高焓条件气动力测量试验对高超声速飞行器气动外形设计和优化起决定性作用. 通常采用脉冲风洞(如激波风洞)产生高温、高压驱动气体以模拟高超声速高焓试验气流. 在脉冲风洞对高超飞行器模型进行测力试验时, 测力天平输出信号结果无法摆脱惯性载荷的干扰影响, 其导致的测力模型低频振动问题基本无法通过滤波彻底解决, 尤其对试验时间只有几毫秒的情况, 六分量测力天平的结构设计研究受到了极大挑战. 因此, 对实现短试验时间条件高性能测力的深入研究发现, 天平动态校准凸显重要性和必要性. 本研究提出一种新的基于人工智能深度学习技术的单矢量动态自校准方法和智能测力系统概念, 并应用于目前激波风洞测力试验中. 该动校方法的最主要特点之一是对整体测力系统的校准, 而非仅仅针对天平, 并且保证校准的测力系统即为风洞试验对象, 确保校准与应用的一致性. 在测试评估中, 测试样本和风洞试验验证均得到了较为理想的效果, 大幅度低频振动干扰基本被消除, 脉冲风洞测力的精度和可靠性得到了大幅提高. 

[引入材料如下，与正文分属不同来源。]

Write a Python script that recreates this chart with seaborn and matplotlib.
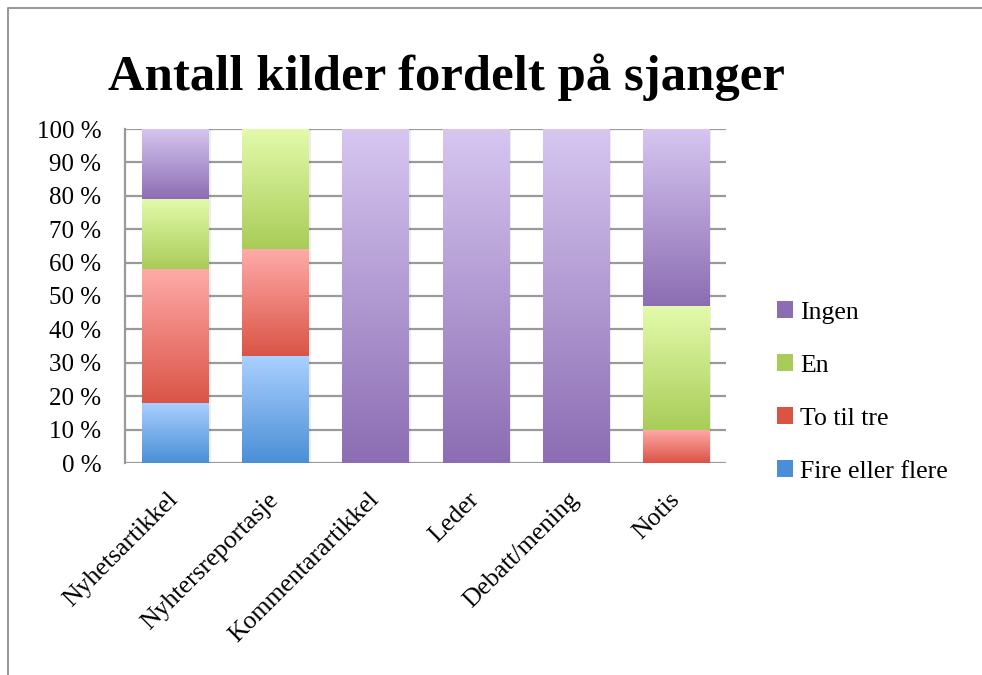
import numpy as np
import pandas as pd
import matplotlib
matplotlib.use("Agg")
import matplotlib.pyplot as plt
import matplotlib.transforms as mtrans
import seaborn as sns
from matplotlib.colors import LinearSegmentedColormap
from matplotlib.patches import Patch
from matplotlib.lines import Line2D

# data (percent of articles per genre)
sjangre = ["Nyhetsartikkel", "Nyhtersreportasje", "Kommentarartikkel", "Leder", "Debatt/mening", "Notis"]
fire_eller_flere = [18, 32, 0, 0, 0, 0]
to_til_tre = [40, 32, 0, 0, 0, 10]
en = [21, 36, 0, 0, 0, 37]
ingen = [21, 0, 100, 100, 100, 53]

serier = ["Fire eller flere", "To til tre", "En", "Ingen"]
verdier = [fire_eller_flere, to_til_tre, en, ingen]
# (top colour, bottom colour) of each gradient
farger = {
    "Fire eller flere": ("#AAD0FF", "#4A8FD6"),
    "To til tre": ("#FFABA8", "#DA5446"),
    "En": ("#E3FBAB", "#A9CC58"),
    "Ingen": ("#D6C6F0", "#8C6DB3"),
}

df = pd.DataFrame({"sjanger": sjangre})
bunn = np.zeros(len(sjangre))
for s, v in zip(serier, verdier):
    df[s + "_bunn"] = bunn
    bunn = bunn + np.array(v)
    df[s + "_topp"] = bunn

plt.rcParams["font.family"] = ["Liberation Serif", "DejaVu Serif"]
fig = plt.figure(figsize=(9.82, 6.75), dpi=100)
ax = fig.add_axes([125 / 982, 1 - 463 / 675, 601 / 982, 334 / 675])

bredde = 0.66
# stacked bars, tallest cumulative first
for s in reversed(serier):
    sns.barplot(data=df, x="sjanger", y=s + "_topp", color=farger[s][1],
                width=bredde, ax=ax, zorder=2, saturation=1)

# gradient fill for each segment
for p in ax.patches:
    p.set_alpha(0)
grad = np.linspace(0, 1, 256).reshape(-1, 1)
for s in serier:
    cmap = LinearSegmentedColormap.from_list(s, [farger[s][1], farger[s][0]])
    for i in range(len(sjangre)):
        b = df.loc[i, s + "_bunn"]
        t = df.loc[i, s + "_topp"]
        if t - b <= 0:
            continue
        # soft shadow
        ax.add_patch(plt.Rectangle((i - bredde / 2 + 0.025, b), bredde, t - b,
                                   color="#000000", alpha=0.07, zorder=2.5, lw=0))
        ax.imshow(grad, cmap=cmap, origin="lower", aspect="auto",
                  extent=(i - bredde / 2, i + bredde / 2, b, t), zorder=3)

ax.set_xlim(-0.5, len(sjangre) - 0.5)
ax.set_ylim(0, 100)
ax.set_yticks(range(0, 101, 10))
ax.set_yticklabels([f"{v} %" for v in range(0, 101, 10)], fontsize=18)
ax.set_xticks(range(len(sjangre)))
ax.set_xticklabels(sjangre, rotation=45, ha="right", va="center",
                   rotation_mode="anchor", fontsize=18.5)
offset = mtrans.ScaledTranslation(3 / 100, 0, fig.dpi_scale_trans)
for lab in ax.get_xticklabels():
    lab.set_transform(lab.get_transform() + offset)
ax.set_xlabel("")
ax.set_ylabel("")
ax.yaxis.grid(True, color="#9a9a9a", lw=1.6, zorder=1)
ax.set_axisbelow(True)
for side in ["top", "right", "bottom"]:
    ax.spines[side].set_visible(False)
ax.spines["left"].set_color("#9a9a9a")
ax.spines["left"].set_linewidth(1.6)
ax.tick_params(axis="y", length=0, pad=17)
ax.tick_params(axis="x", length=0, pad=24)

fig.text(108 / 982, 1 - 90 / 675, "Antall kilder fordelt på sjanger",
         fontsize=36.5, fontweight="bold", va="baseline", ha="left")

handles = [Patch(facecolor=farger[s][1], edgecolor="none") for s in reversed(serier)]
fig.legend(handles, list(reversed(serier)), loc="center left",
           bbox_to_anchor=(754 / 982, 1 - 392 / 675), frameon=False, fontsize=18.5,
           handlelength=0.6, handleheight=0.6, handletextpad=0.3, labelspacing=1.2)

# outer frame
fig.add_artist(Line2D([8 / 982, 8 / 982, 1], [0, 1 - 8 / 675, 1 - 8 / 675],
                      transform=fig.transFigure, color="#9a9a9a", lw=1.5))

fig.savefig("out.png", dpi=100)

DEEP-LEARNING-BASED INTELLIGENT FORCE MEASUREMENT SYSTEM USING IN A SHOCK TUNNEL

Aerodynamic force measurement in high-enthalpy flow is very important for the design and optimization of hypersonic vehicles. Currently, impulse facilities are used for generating high-temperature and high-pressure driving gas to simulate the high-enthalpy flow with hypersonic flight-conditions, such as a shock tunnel. However, when force tests are conducted in an impulse facility, the inertial force has a large influence on the measuring results, which creates low-frequency vibrations of the test model and its motion cannot be addressed through digital filtering. In the case of a few milliseconds of test time, the structural design of the six-component balance is greatly challenged. Therefore, dynamic calibration becomes very important for improving the precision and accuracy of force measurement during short-duration. A new method, deep-learning-based single-vector dynamic self-calibration of the force measurement system, and intelligent force measurement system are proposed for obtaining high-accurate aerodynamic force in impulse facilities. One of the main features of this dynamic calibration method is the calibration of the overall force measurement system, not just the balance. Applying this method, the calibrated force measurement system is the wind tunnel test object, which ensures the consistency of calibration and application. In the evaluation, the test verification has achieved relatively ideal results, the large-scale low-frequency vibration interference has been basically eliminated, and the accuracy and reliability of the force measurement in impulse facility have been greatly improved.